__DATA PROVIDED__
##########

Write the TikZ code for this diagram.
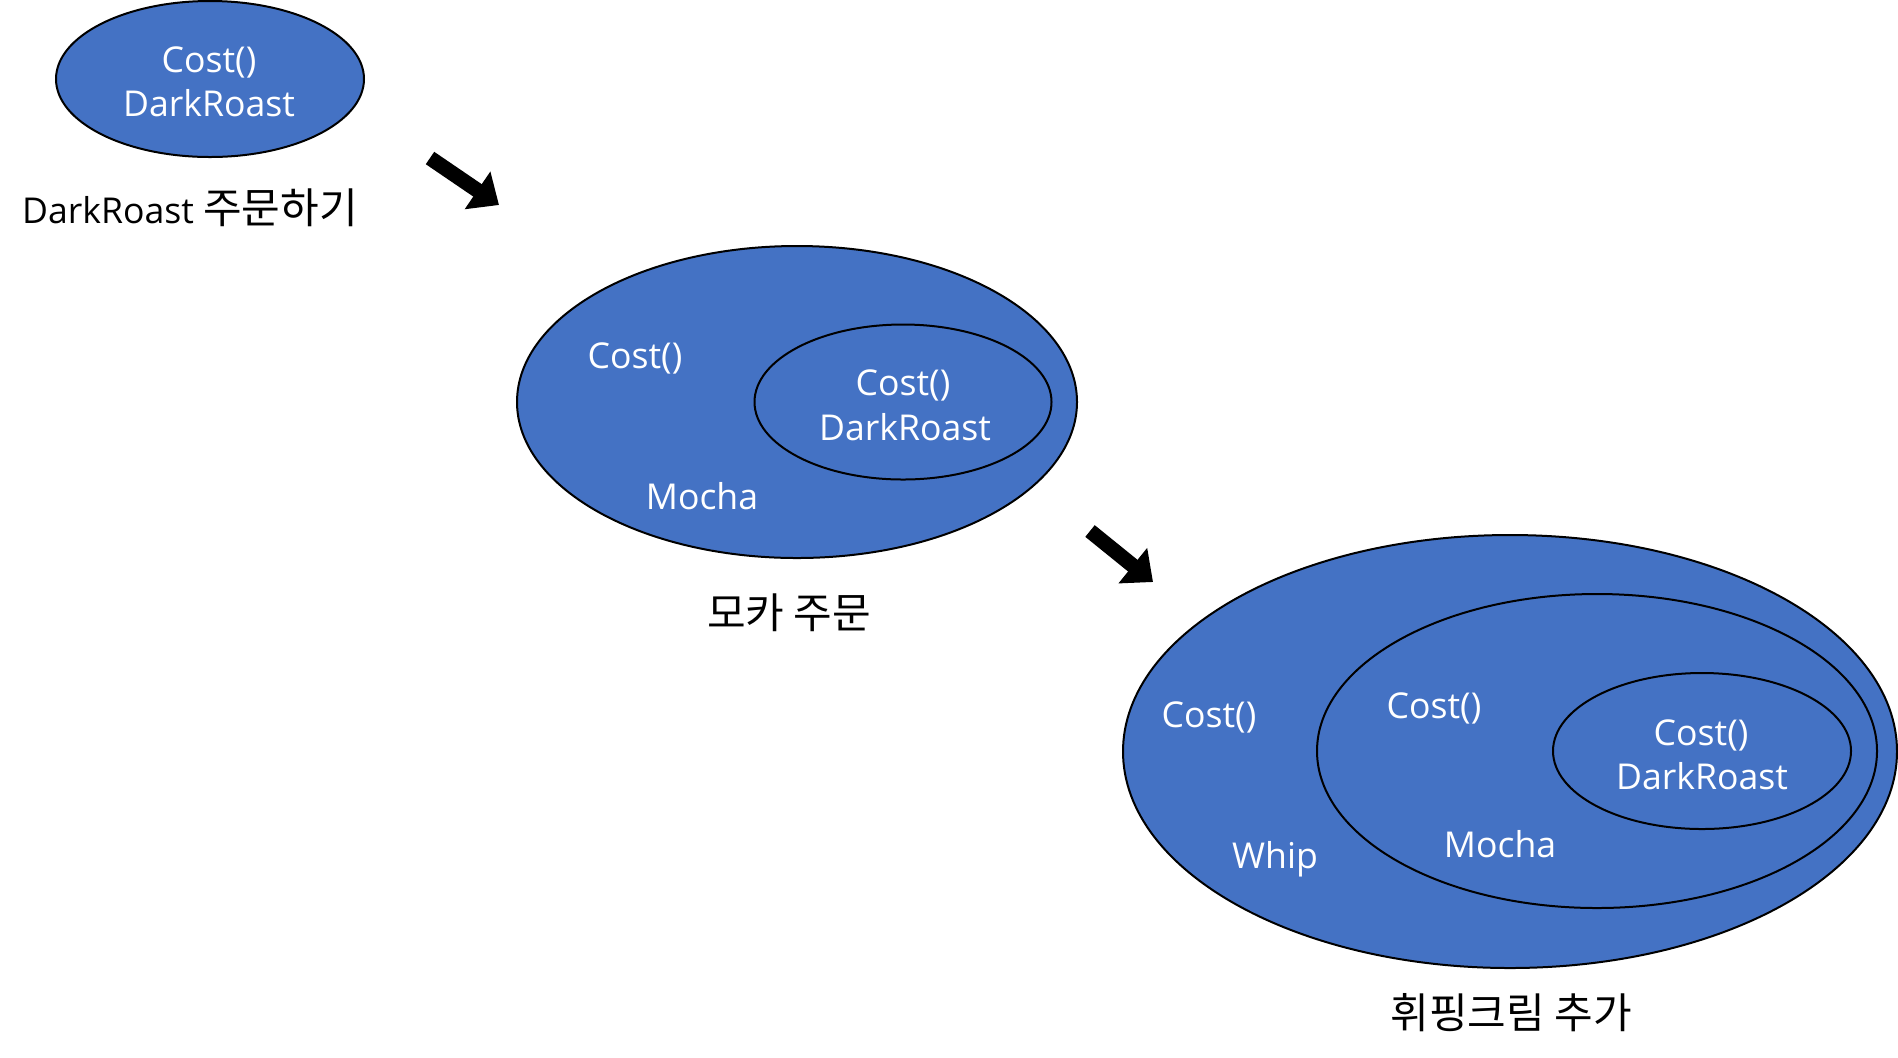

##########

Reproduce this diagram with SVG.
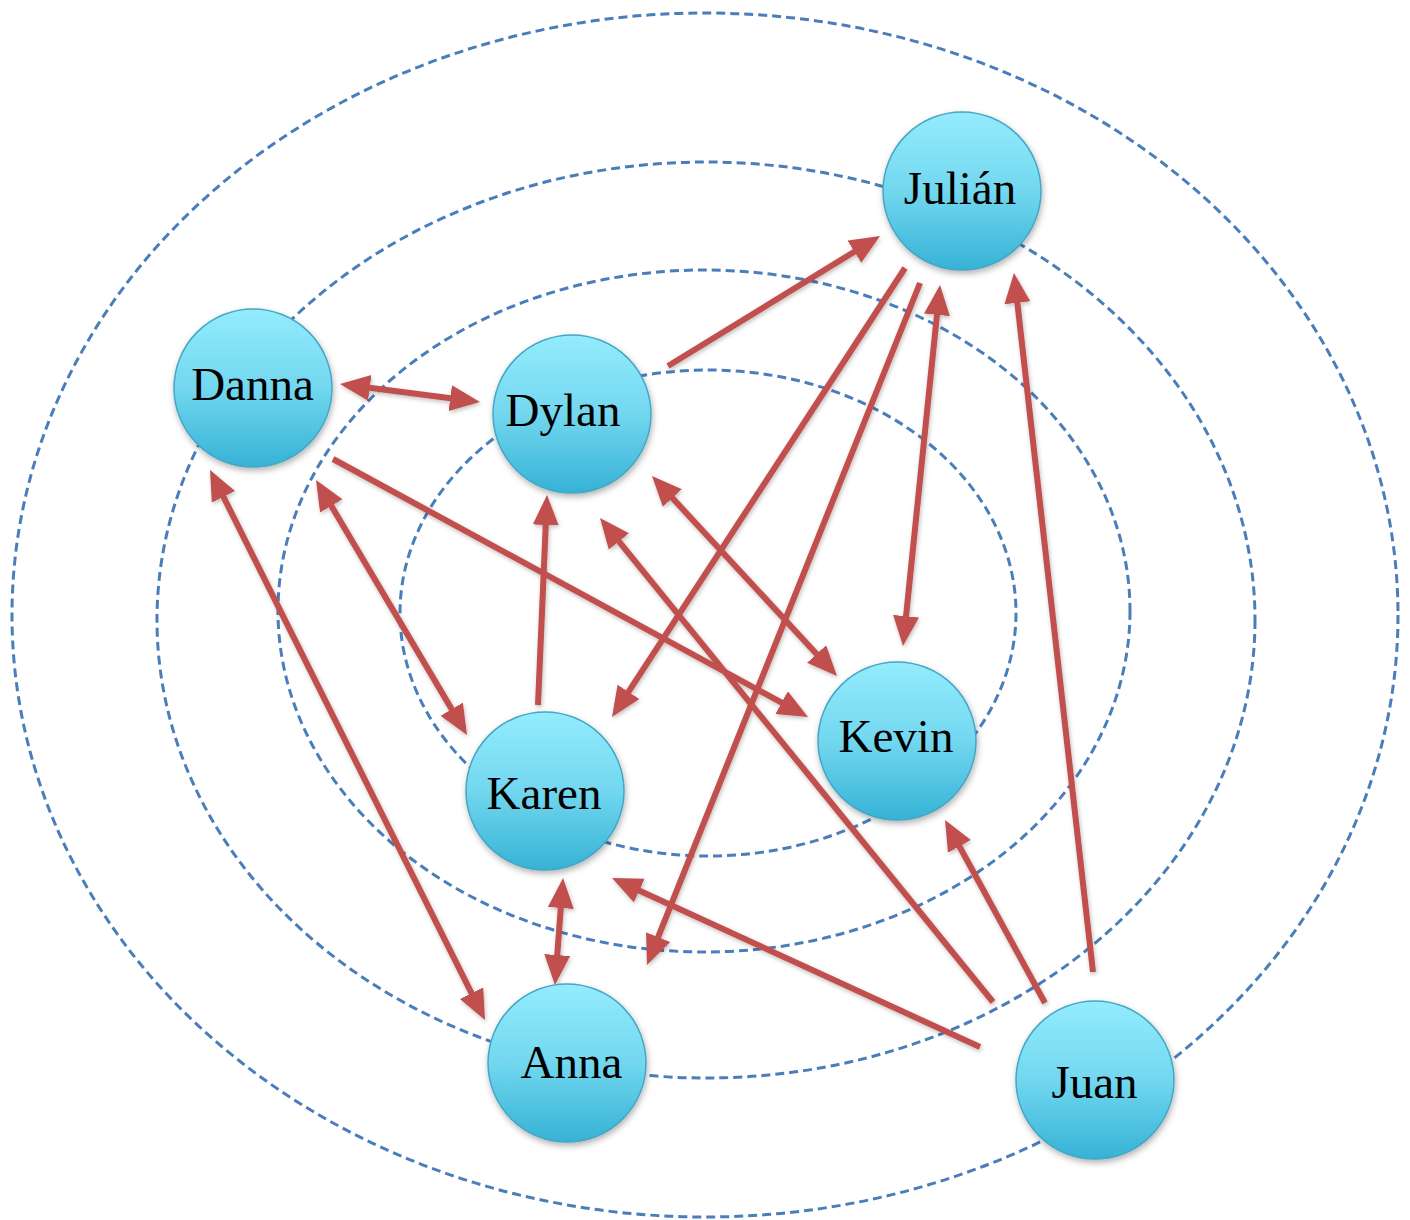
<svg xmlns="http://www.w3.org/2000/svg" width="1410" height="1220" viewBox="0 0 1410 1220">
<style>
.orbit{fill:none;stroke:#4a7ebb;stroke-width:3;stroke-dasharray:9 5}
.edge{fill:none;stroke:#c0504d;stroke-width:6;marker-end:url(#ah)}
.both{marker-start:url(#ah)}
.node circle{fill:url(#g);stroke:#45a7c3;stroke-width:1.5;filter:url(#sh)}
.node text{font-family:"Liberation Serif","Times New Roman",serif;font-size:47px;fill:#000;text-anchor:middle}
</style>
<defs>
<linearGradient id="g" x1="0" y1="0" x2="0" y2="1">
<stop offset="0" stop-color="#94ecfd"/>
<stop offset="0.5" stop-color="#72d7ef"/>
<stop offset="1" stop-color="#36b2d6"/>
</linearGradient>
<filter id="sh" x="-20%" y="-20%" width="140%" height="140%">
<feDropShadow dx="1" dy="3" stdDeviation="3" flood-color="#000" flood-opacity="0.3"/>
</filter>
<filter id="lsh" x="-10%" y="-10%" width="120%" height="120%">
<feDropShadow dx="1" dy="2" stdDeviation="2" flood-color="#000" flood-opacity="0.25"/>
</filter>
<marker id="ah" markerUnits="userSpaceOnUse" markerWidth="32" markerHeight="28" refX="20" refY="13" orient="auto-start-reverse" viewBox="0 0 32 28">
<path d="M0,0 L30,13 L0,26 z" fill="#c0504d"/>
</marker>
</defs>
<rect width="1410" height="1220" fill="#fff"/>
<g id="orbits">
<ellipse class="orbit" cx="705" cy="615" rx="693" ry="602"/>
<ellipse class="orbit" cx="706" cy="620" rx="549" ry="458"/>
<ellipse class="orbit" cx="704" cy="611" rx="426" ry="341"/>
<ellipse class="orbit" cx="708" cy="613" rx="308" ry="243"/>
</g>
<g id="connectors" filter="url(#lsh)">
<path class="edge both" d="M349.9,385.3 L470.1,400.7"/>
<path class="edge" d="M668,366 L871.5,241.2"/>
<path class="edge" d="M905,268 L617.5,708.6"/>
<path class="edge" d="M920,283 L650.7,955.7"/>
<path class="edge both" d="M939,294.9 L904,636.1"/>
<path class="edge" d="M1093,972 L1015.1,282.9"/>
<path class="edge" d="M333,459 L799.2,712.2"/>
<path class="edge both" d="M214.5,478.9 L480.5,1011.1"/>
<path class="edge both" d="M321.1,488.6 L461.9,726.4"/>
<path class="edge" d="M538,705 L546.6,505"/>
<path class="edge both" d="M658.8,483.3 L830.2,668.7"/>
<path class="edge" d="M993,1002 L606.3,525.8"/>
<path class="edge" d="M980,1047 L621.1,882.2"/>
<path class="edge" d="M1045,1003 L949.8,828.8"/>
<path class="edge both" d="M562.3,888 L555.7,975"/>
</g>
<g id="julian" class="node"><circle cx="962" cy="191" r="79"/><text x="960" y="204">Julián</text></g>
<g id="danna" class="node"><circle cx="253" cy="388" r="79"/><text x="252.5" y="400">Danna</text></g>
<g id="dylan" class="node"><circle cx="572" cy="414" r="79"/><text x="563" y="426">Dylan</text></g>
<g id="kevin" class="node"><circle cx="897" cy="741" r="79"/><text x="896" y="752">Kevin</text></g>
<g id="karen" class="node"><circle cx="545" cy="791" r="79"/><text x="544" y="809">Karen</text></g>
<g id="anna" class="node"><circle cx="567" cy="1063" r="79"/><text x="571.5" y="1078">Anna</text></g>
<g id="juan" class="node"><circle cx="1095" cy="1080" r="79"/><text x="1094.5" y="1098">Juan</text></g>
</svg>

##########

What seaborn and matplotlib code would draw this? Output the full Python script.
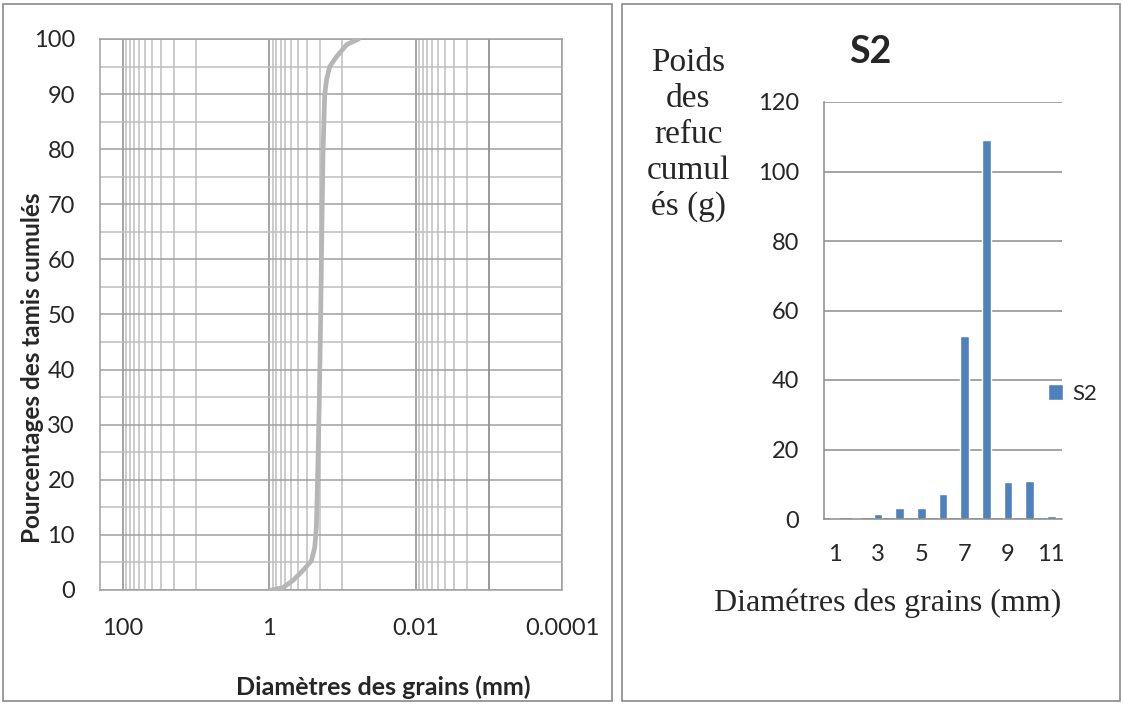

##########

__WHAT IS ASKED__
For each line of the entries that includes "this", show that line.

__TASK RESULT__
Write the TikZ code for this diagram.
Reproduce this diagram with SVG.
What seaborn and matplotlib code would draw this? Output the full Python script.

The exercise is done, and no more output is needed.